Prejudice as Part of Our Nature

Dr. Thomas Voigt
Aurora, IL

There is a part of our socialization that is naturally skeptical of new people and experiences, and to sometimes be afraid of them. We must acknowledge these concerns so that they do not become entrenched in our minds as a system of fearing others or becoming prejudiced against others. In the absence of understanding and controlling our fears or prejudices we can be led astray by those whose prejudices have damaging, and sometimes fatal consequences. So, it is self-protective to understand our prejudices and transform them into unbiased beliefs and social actions toward understanding, acceptance, and justice.

INFORMATION SOURCES:

“The function, the very serious function of racism is distraction. It keeps you from doing your work. It keeps you explaining, over and over again, your reason for being. Somebody says you have no language and you spend twenty years proving that you do. Somebody says your head isn’t shaped properly so you have scientists working on the fact that it is. Somebody says you have no art, so you dredge that up. Somebody says you have no kingdoms, so you dredge that up. None of this is necessary. There will always be one more thing.” ― Toni Morrison

Definitions of Prejudice

  1. “Perhaps the briefest of all definitions of prejudice is: thinking ill of others without sufficient warrant.³ “ ³D.Strachey (Ed.). The Letters of the Earl of Chesterfield to his Son. New York: G.P. Putnam’s Sons, 1925, Vol. 1, 26. (A sufficient warrant is a warrant based in fact. A judgement is unwarranted when it lacks a basis in fact.)
  2. Prejudice - “unreasonable feelings, opinions, or attitudes, especially of a hostile nature, regarding an ethnic, racial, social, or religious group.” Dictionary.com
  3. “Prejudice and discrimination are often confused, but the basic difference between them is this: prejudice is the attitude, while discrimination is the behavior. More specifically, racial and ethnic prejudice refers to a set of negative attitudes, beliefs, and judgments about whole categories of people, and about individual members of those categories, because of their perceived race and/or ethnicity. A closely related concept is racism, or the belief that certain racial or ethnic groups are inferior to one’s own.” https://open.lib.umn.edu/sociology/chapter/10-3-prejudice/
  4. “Ethnic prejudice is an antipathy based upon a faulty and inflexible generalization. It may be felt or expressed. It may be directed toward a group as a whole, or toward an individual because he is a member of that group.“ The Nature of Prejudice, 1979, p9, Gordon W. Allport, Addison-Wesley Publishing Company

Why Dr. Voigt Wrote This?

WHY I focus on Understanding Prejudice about “Others”

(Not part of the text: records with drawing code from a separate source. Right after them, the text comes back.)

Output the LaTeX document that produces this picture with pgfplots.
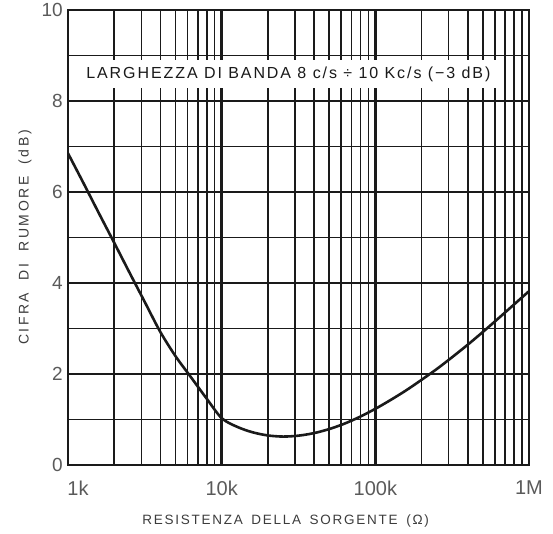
\documentclass[border=0pt]{standalone}
\usepackage{pgfplots}
\pgfplotsset{compat=1.18}
\usepackage{pgfplotstable}
\usepackage{fontspec}
\setmainfont{Liberation Sans}
\newfontfamily\trackfont{Liberation Sans}[LetterSpace=13]
\newfontfamily\widefont{Liberation Sans}[LetterSpace=18]
\newfontfamily\boxfont{Liberation Sans}[LetterSpace=12]

\definecolor{ink}{HTML}{1A1A1A}
\definecolor{lbl}{HTML}{5A5A5A}

% cifra di rumore vs resistenza della sorgente (passi di 0.1 decade)
\pgfplotstableread{
r nf
1000 6.85
1259 6.20
1585 5.54
1995 4.89
2512 4.23
3162 3.58
3981 2.93
5012 2.39
6310 1.93
7943 1.47
10000 1.03
12589 0.84
15849 0.72
19953 0.65
25119 0.625
31623 0.645
39811 0.70
50119 0.79
63096 0.91
79433 1.06
100000 1.235
125893 1.43
158489 1.64
199526 1.87
251189 2.11
316228 2.37
398107 2.64
501187 2.925
630957 3.22
794328 3.52
1000000 3.82
}\nfdata

\begin{document}
\begin{tikzpicture}
\path[use as bounding box] (-68pt,-68pt) rectangle (485pt,465pt);
\begin{axis}[
    scale only axis,
    width=461pt, height=455pt,
    xmode=log,
    xmin=1000, xmax=1000000,
    ymin=0, ymax=10,
    xtick={1000,10000,100000,1000000},
    xticklabels={\hspace*{20pt}1k,10k,100k,1M},
    ytick={0,2,...,10},
    minor ytick={1,3,...,9},
    grid=both,
    major tick length=0pt, minor tick length=0pt,
    major grid style={ink, line width=1.6pt},
    minor grid style={ink, line width=1.6pt},
    major x grid style={ink, line width=2.6pt},
    axis line style={ink, line width=2.4pt},
    /pgf/number format/assume math mode=true,
    xticklabel style={font=\fontsize{20pt}{20pt}\selectfont, text=lbl, anchor=center, yshift=-23pt},
    yticklabel style={font=\fontsize{19pt}{19pt}\selectfont, text=lbl, anchor=east, inner sep=0pt, xshift=-5pt},
    xlabel={RESISTENZA\hspace{3pt} DELLA\hspace{3pt} SORGENTE\hspace{3pt} (Ω)},
    ylabel={CIFRA\hspace{6pt} DI\hspace{6pt} RUMORE\hspace{6pt} (dB)},
    every axis x label/.style={at={(rel axis cs:0.472,0)}, anchor=center, yshift=-56pt,
        font={\trackfont\fontsize{13.5pt}{14pt}\selectfont}, text=ink!85},
    every axis y label/.style={at={(rel axis cs:0,0.5)}, xshift=-43pt, rotate=90, anchor=center,
        font={\widefont\fontsize{14pt}{14pt}\selectfont}, text=ink!85},
]
\addplot[ink, line width=2.6pt, smooth, tension=0.5] table[x=r, y=nf] {\nfdata};
\node[fill=white, inner xsep=6pt, inner ysep=0pt, minimum height=28pt, text=ink,
      font={\boxfont\fontsize{16pt}{16pt}\selectfont}]
  at (rel axis cs:0.478,0.859) {LARGHEZZA DI BANDA 8 c/s ÷ 10 Kc/s (−3 dB)};
\end{axis}
\end{tikzpicture}
\end{document}
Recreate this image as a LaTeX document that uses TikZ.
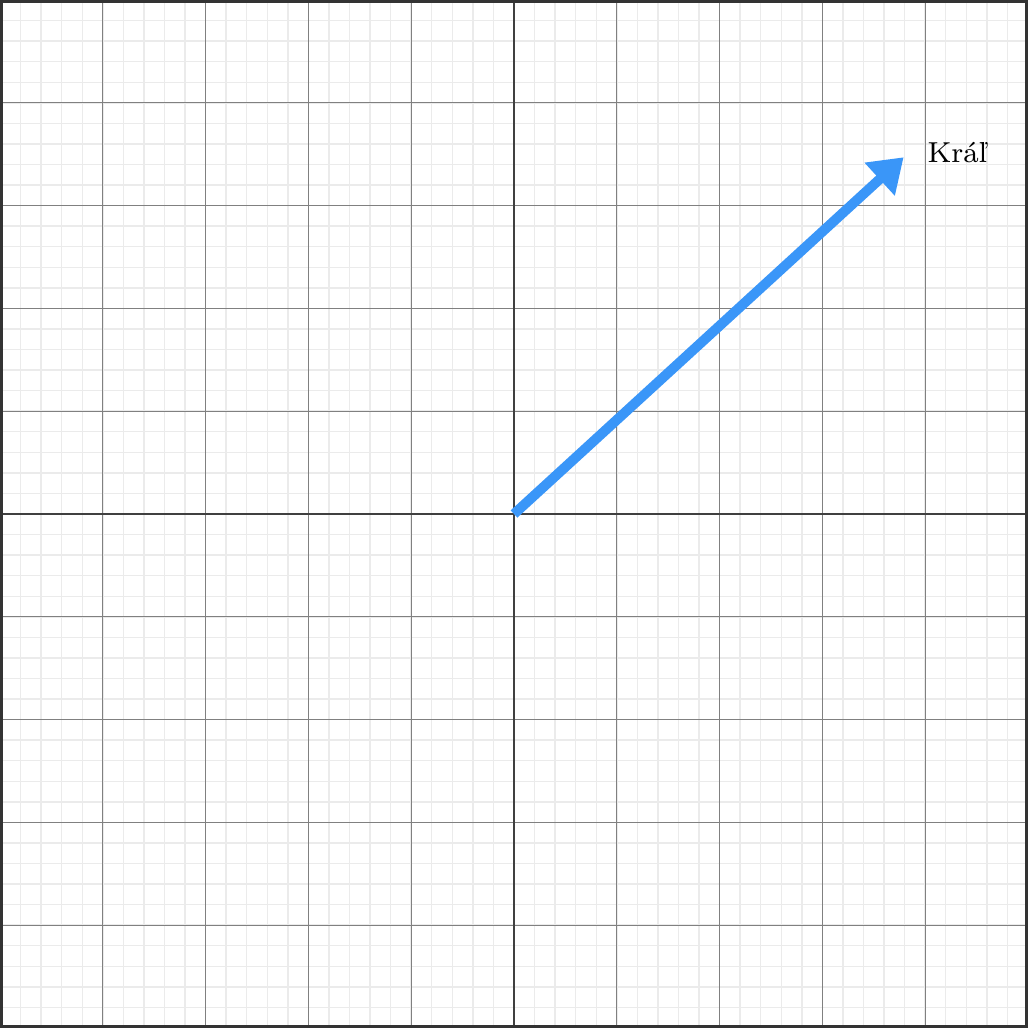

I have the learning and experiences of 2 very distinct careers, Business and Adult Education. In each of those careers, I retrospectively, became aware that we rarely question WHY we feel as we do toward “others.”

The knowledge acquired by formal education in classrooms and the informal education in Business and Life, is only part of any person’s total knowledge. Unfortunately, a powerful part of our knowledge is rarely questioned. That part is WHY we feel the way we do about “others.” I observed in my global travels that it is a universal phenomenon that some people just accept what persons with strong opinions say about “others.”

That is WHY I focus on understanding prejudices against “others.” We must form our own beliefs based on facts about human nature to inform our views of “others.”